Looking Ahead -FATF and the Future of Crypto

The FATF is not anti-innovation. It recognises the potential of blockchain and digital assets, but insists that new financial architectures must not recreate the blind spots of old ones. As stablecoins, DAOs, privacy technologies, and tokenized assets evolve, the FATF will continue refining its expectations. Future FATF priorities will likely focus on cross-chain compliance, privacy-preserving technologies, and the integration of AML/CFT principles into programmable money systems. For DeFi builders, that means a new frontier of compliance by design.

Conclusion

FATF may seem like a distant global bureaucracy, but for crypto, it’s the invisible framework that decides who can bank, who can trade, and who can scale. Its standards define legitimacy in the eyes of regulators and institutions worldwide.

If you design your protocol, exchange, or virtual asset business with FATF alignment from the start, governance, KYC, transaction monitoring, and risk control baked into the code, you’re not just compliant. You’re credible. And in a world where trust drives adoption, that’s your strongest competitive edge.

FAQs

1. What is the primary purpose of the FATF?

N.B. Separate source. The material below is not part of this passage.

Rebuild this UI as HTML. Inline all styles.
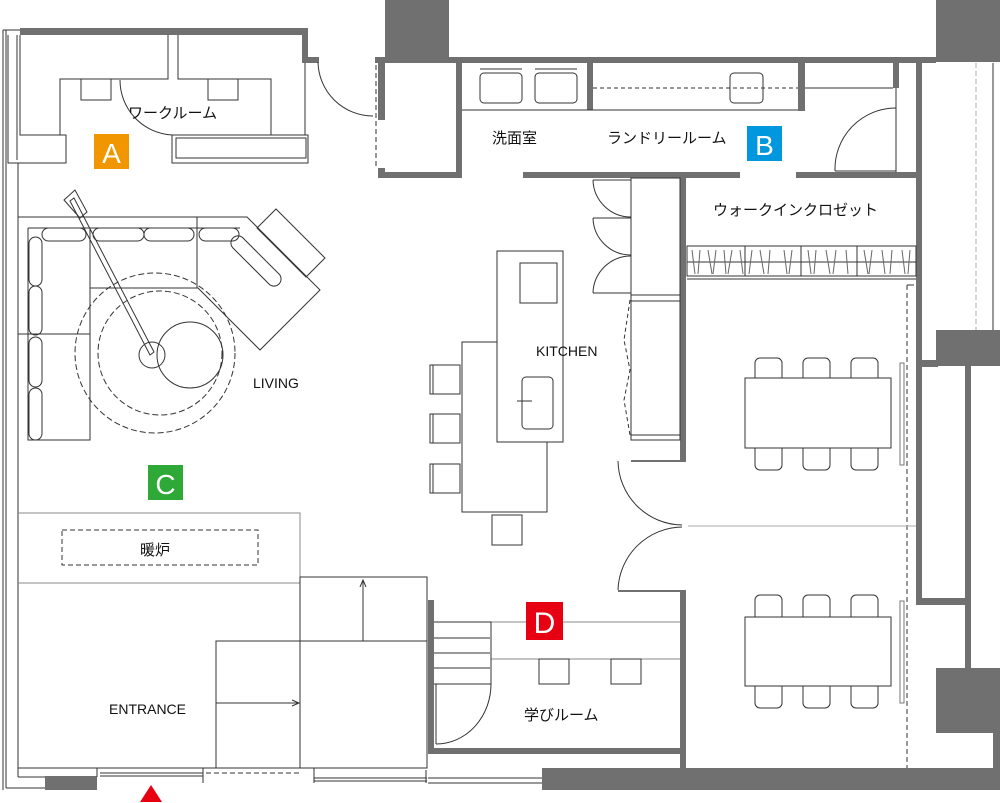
<!DOCTYPE html>
<html><head><meta charset="utf-8"><style>
html,body{margin:0;padding:0;background:#fff;}
svg{display:block;}
text{font-family:"Liberation Sans","Noto Sans CJK JP",sans-serif;fill:#111;}
</style></head><body>
<svg width="1000" height="803" viewBox="0 0 1000 803" xmlns="http://www.w3.org/2000/svg">
<g fill="#707070">
<!-- work room top wall -->
<rect x="20" y="28" width="288" height="7"/>
<rect x="302" y="28" width="6" height="35"/>
<rect x="302" y="57" width="17" height="6"/>
<!-- block top -->
<rect x="385" y="0" width="64" height="62"/>
<rect x="375" y="57" width="561" height="6"/>
<rect x="936" y="0" width="64" height="62"/>
<rect x="378" y="57" width="7" height="63"/>
<rect x="378" y="168" width="7" height="10"/>
<rect x="378" y="172" width="84" height="6"/>
<rect x="456" y="57" width="6" height="121"/>
<rect x="587" y="62" width="6" height="48"/>
<rect x="798" y="62" width="7" height="49"/>
<rect x="893" y="62" width="6" height="26"/>
<!-- laundry bottom walls -->
<rect x="523" y="172" width="217" height="6"/>
<rect x="796" y="172" width="125" height="6"/>
<!-- kitchen/dining wall -->
<rect x="680" y="172" width="6" height="289"/>
<rect x="631" y="460" width="55" height="2"/>
<rect x="680" y="591" width="6" height="179"/>
<rect x="618" y="590" width="68" height="2"/>
<!-- right walls -->
<rect x="916" y="62" width="6" height="543"/>
<rect x="916" y="598" width="54" height="7"/>
<rect x="965" y="363" width="6" height="306"/>
<rect x="916" y="360" width="22" height="7"/>
<rect x="936" y="330" width="64" height="36"/>
<rect x="936" y="668" width="64" height="65"/>
<rect x="993" y="668" width="7" height="102"/>
<!-- bottom -->
<rect x="542" y="768" width="458" height="22"/>
<rect x="428" y="600" width="6" height="153"/>
<rect x="428" y="748" width="258" height="6"/>
<rect x="45" y="776" width="52" height="14"/>
</g>
<g fill="none" stroke="#333" stroke-width="1">
<!-- left exterior -->
<line x1="3" y1="30" x2="3" y2="790"/><line x1="6" y1="30" x2="6" y2="788"/>
<line x1="18" y1="163" x2="18" y2="777"/>
<line x1="6" y1="788" x2="45" y2="788"/>
<line x1="3" y1="30" x2="20" y2="30"/>
<!-- work room -->
<path d="M8 35 V163 H66 V135 H20 V35"/>
<path d="M17 35 V160"/>
<path d="M60 135 V79 H168 V35 M178 35 V79 H271 V135"/>
<path d="M81 79 V100 H111 V79 M208 79 V100 H238 V79"/>
<rect x="172" y="135" width="136" height="28"/>
<rect x="176" y="138" width="130" height="20"/>
<line x1="305" y1="63" x2="305" y2="135"/>
<path d="M120 80 A55 55 0 0 0 172 135"/>
<path d="M318 62 A55 55 0 0 0 373 116"/>
<line x1="376" y1="65" x2="376" y2="168" stroke-dasharray="5,3"/>
<!-- sinks -->
<rect x="480" y="73" width="42" height="30" rx="4"/><rect x="535" y="73" width="42" height="30" rx="4"/>
<line x1="480" y1="69" x2="522" y2="69"/><line x1="535" y1="69" x2="577" y2="69"/>
<line x1="462" y1="110" x2="798" y2="110"/>
<line x1="593" y1="88" x2="798" y2="88" stroke-dasharray="4,3"/>
<rect x="730" y="73" width="33" height="30" rx="4"/>
<line x1="805" y1="88" x2="893" y2="88"/>
<line x1="896" y1="88" x2="896" y2="172"/>
<path d="M835 171 A61 61 0 0 1 896 108"/>
<line x1="835" y1="171" x2="896" y2="171"/>
<!-- WIC rail -->
<rect x="687" y="246" width="229" height="30"/>
<line x1="687" y1="262" x2="916" y2="262"/>
<line x1="687" y1="279" x2="916" y2="279"/>
<line x1="745" y1="246" x2="745" y2="276"/><line x1="801" y1="246" x2="801" y2="276"/><line x1="857" y1="246" x2="857" y2="276"/>
<g stroke="#666">
<path d="M692 250 l3 24 M700 250 l-2 24 M708 250 l4 24 M716 250 l-3 24 M724 250 l2 24 M732 250 l-4 24 M740 250 l3 24 M752 250 l-3 24 M760 250 l4 24 M770 250 l-2 24 M784 250 l3 24 M792 250 l-3 24 M808 250 l3 24 M816 250 l-2 24 M826 250 l4 24 M836 250 l-3 24 M846 250 l2 24 M864 250 l4 24 M872 250 l-3 24 M882 250 l3 24 M892 250 l-2 24 M902 250 l3 24 M910 250 l-2 24"/>
</g>
<line x1="907" y1="285" x2="907" y2="768" stroke-dasharray="5,3"/>
<line x1="907" y1="285" x2="914" y2="285"/>
<line x1="976" y1="63" x2="976" y2="330" stroke="#aaa" stroke-dasharray="5,3"/>
<line x1="993" y1="63" x2="993" y2="330"/>
<!-- kitchen cabinets -->
<rect x="631" y="178" width="49" height="262"/>
<line x1="631" y1="295" x2="680" y2="295"/><line x1="631" y1="301" x2="680" y2="301"/>
<line x1="631" y1="435" x2="680" y2="435"/>
<path d="M593 180 H631 M593 180 A38 38 0 0 0 631 217 M593 218 H631 M593 218 A38 38 0 0 0 631 255 M593 293 H631 M593 293 A38 38 0 0 1 631 256"/>
<path d="M630 300 L624 340 L630 370 L624 400 L630 435" stroke-dasharray="4,3"/>
<!-- island -->
<rect x="497" y="251" width="66" height="191"/>
<rect x="520" y="263" width="37" height="40"/>
<rect x="522" y="377" width="31" height="52" rx="4"/>
<line x1="517" y1="401" x2="532" y2="401"/>
<path d="M497 342 H462 V512 H547 V442"/>
<rect x="430" y="365" width="30" height="29"/><rect x="430" y="414" width="30" height="29"/><rect x="430" y="464" width="30" height="29"/>
<line x1="433" y1="365" x2="433" y2="394"/><line x1="433" y1="414" x2="433" y2="443"/><line x1="433" y1="464" x2="433" y2="493"/>
<rect x="492" y="515" width="30" height="30"/>
<!-- double doors -->
<path d="M618 461 A65 65 0 0 0 682 525 M618 590 A65 65 0 0 1 682 527"/>
<line x1="688" y1="526" x2="916" y2="526" stroke="#aaa"/>
<!-- dining -->
<rect x="745" y="378" width="146" height="70"/>
<rect x="745" y="617" width="146" height="69"/>
<path d="M755 378 V363 a5 5 0 0 1 5 -5 h17 a5 5 0 0 1 5 5 V378 M803 378 V363 a5 5 0 0 1 5 -5 h17 a5 5 0 0 1 5 5 V378 M851 378 V363 a5 5 0 0 1 5 -5 h17 a5 5 0 0 1 5 5 V378"/>
<path d="M755 448 V465 a5 5 0 0 0 5 5 h17 a5 5 0 0 0 5 -5 V448 M803 448 V465 a5 5 0 0 0 5 5 h17 a5 5 0 0 0 5 -5 V448 M851 448 V465 a5 5 0 0 0 5 5 h17 a5 5 0 0 0 5 -5 V448"/>
<path d="M755 617 V600 a5 5 0 0 1 5 -5 h17 a5 5 0 0 1 5 5 V617 M803 617 V600 a5 5 0 0 1 5 -5 h17 a5 5 0 0 1 5 5 V617 M851 617 V600 a5 5 0 0 1 5 -5 h17 a5 5 0 0 1 5 5 V617"/>
<path d="M755 686 V703 a5 5 0 0 0 5 5 h17 a5 5 0 0 0 5 -5 V686 M803 686 V703 a5 5 0 0 0 5 5 h17 a5 5 0 0 0 5 -5 V686 M851 686 V703 a5 5 0 0 0 5 5 h17 a5 5 0 0 0 5 -5 V686"/>
<rect x="900" y="363" width="4" height="102" stroke="#777"/>
<rect x="900" y="601" width="4" height="102" stroke="#777"/>
<!-- study room -->
<line x1="491" y1="622" x2="680" y2="622" stroke="#888"/>
<line x1="491" y1="659" x2="680" y2="659" stroke="#888"/>
<rect x="539" y="659" width="30" height="25"/><rect x="611" y="659" width="30" height="25"/>
<path d="M434 622 H491 V684 H434 M434 638 H490 M434 653 H490 M434 668 H490"/>
<path d="M436 684 V744 M436 744 A55 60 0 0 0 491 684"/>
<!-- fireplace / entrance -->
<path d="M18 513 H300 V583 H18" stroke="#888"/>
<rect x="62" y="530" width="196" height="35" stroke-dasharray="5,3"/>
<rect x="300" y="577" width="127" height="191"/>
<rect x="216" y="641" width="84" height="127"/>
<line x1="300" y1="641" x2="427" y2="641"/>
<path d="M363 641 V580 M360 587 L363 580 L366 587"/>
<path d="M216 703 H298 M292 700 L299 703 L292 706"/>
<path d="M18 768 H427 M18 777 H45 M97 768 V777 M100 773 H203 M100 776 H203 M203 776 V783 M203 768 V776 M206 768 H312 M314 768 V783 M314 778 H427 M314 781 H427 M426 770 V783 M428 778 H542 M428 783 H542"/>
<line x1="206" y1="773" x2="302" y2="773" stroke-dasharray="5,3"/>
<!-- sofa -->
<path d="M18 217 H247 L320 290 L260 350 L198 288 H90 V334 H18"/>
<path d="M28 228 H240"/>
<path d="M28 228 V440 H90 V334"/>
<path d="M90 228 V288 M197 217 V288 M18 334 H90"/>
<rect x="42" y="228" width="44" height="13" rx="6.5"/><rect x="93" y="228" width="51" height="13" rx="6.5"/><rect x="144" y="228" width="50" height="13" rx="6.5"/><rect x="199" y="228" width="40" height="13" rx="6.5"/>
<rect x="29" y="237" width="13" height="49" rx="6.5"/><rect x="29" y="286" width="13" height="49" rx="6.5"/><rect x="29" y="337" width="13" height="50" rx="6.5"/><rect x="29" y="388" width="13" height="52" rx="6.5"/>
<path d="M243 238 l36 36 a7 7 0 0 1 -10 10 l-36 -36 a7 7 0 0 1 10 -10z"/>
<path d="M276 209 L325 258 L306 277 L257 228z"/>
<circle cx="160" cy="353" r="62" stroke-dasharray="6,3"/>
<circle cx="155" cy="353" r="80" stroke-dasharray="6,3"/>
<circle cx="190" cy="355" r="33"/>
<circle cx="152" cy="355" r="13"/>
<path d="M64 200 L75 190 L87 212 L80 218z"/>
<path d="M70 201 L74 198 L154 352 L150 355z"/>
</g>
<!-- labels -->
<rect x="94" y="134" width="35" height="35" fill="#F29600"/>
<text x="111.5" y="163" font-size="28" text-anchor="middle" style="fill:#fff">A</text>
<rect x="747" y="126" width="35" height="35" fill="#0097DE"/>
<text x="764.5" y="155" font-size="28" text-anchor="middle" style="fill:#fff">B</text>
<rect x="148" y="465" width="35" height="35" fill="#2EA836"/>
<text x="165.5" y="494" font-size="28" text-anchor="middle" style="fill:#fff">C</text>
<rect x="526" y="602" width="37" height="38" fill="#E60012"/>
<text x="544.5" y="633" font-size="30" text-anchor="middle" style="fill:#fff">D</text>
<polygon points="151,785 140,802 162,802" fill="#E60012"/>
<g font-size="15">
<text x="128" y="118">ワークルーム</text>
<text x="492" y="143">洗面室</text>
<text x="607" y="143">ランドリールーム</text>
<text x="713" y="215">ウォークインクロゼット</text>
<text x="536" y="356" font-size="14">KITCHEN</text>
<text x="253" y="388" font-size="14">LIVING</text>
<text x="140" y="555">暖炉</text>
<text x="109" y="714" font-size="14">ENTRANCE</text>
<text x="524" y="720">学びルーム</text>
</g>
</svg>
</body></html>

A: FATF develops global standards to prevent money laundering, terrorist financing, and proliferation financing by guiding countries and financial institutions on how to detect and mitigate such risks.

2. Why does the FATF matter to crypto and DeFi projects?

A: Because its rules, including the Travel Rule and VASP guidance, directly shape how digital-asset platforms operate, share data, and access international financial systems.

3. What happens when a country is placed on the FATF grey list?

A: It faces increased scrutiny, reduced investor confidence, and tighter cross-border controls, which can make it harder for local crypto and fintech businesses to operate globally.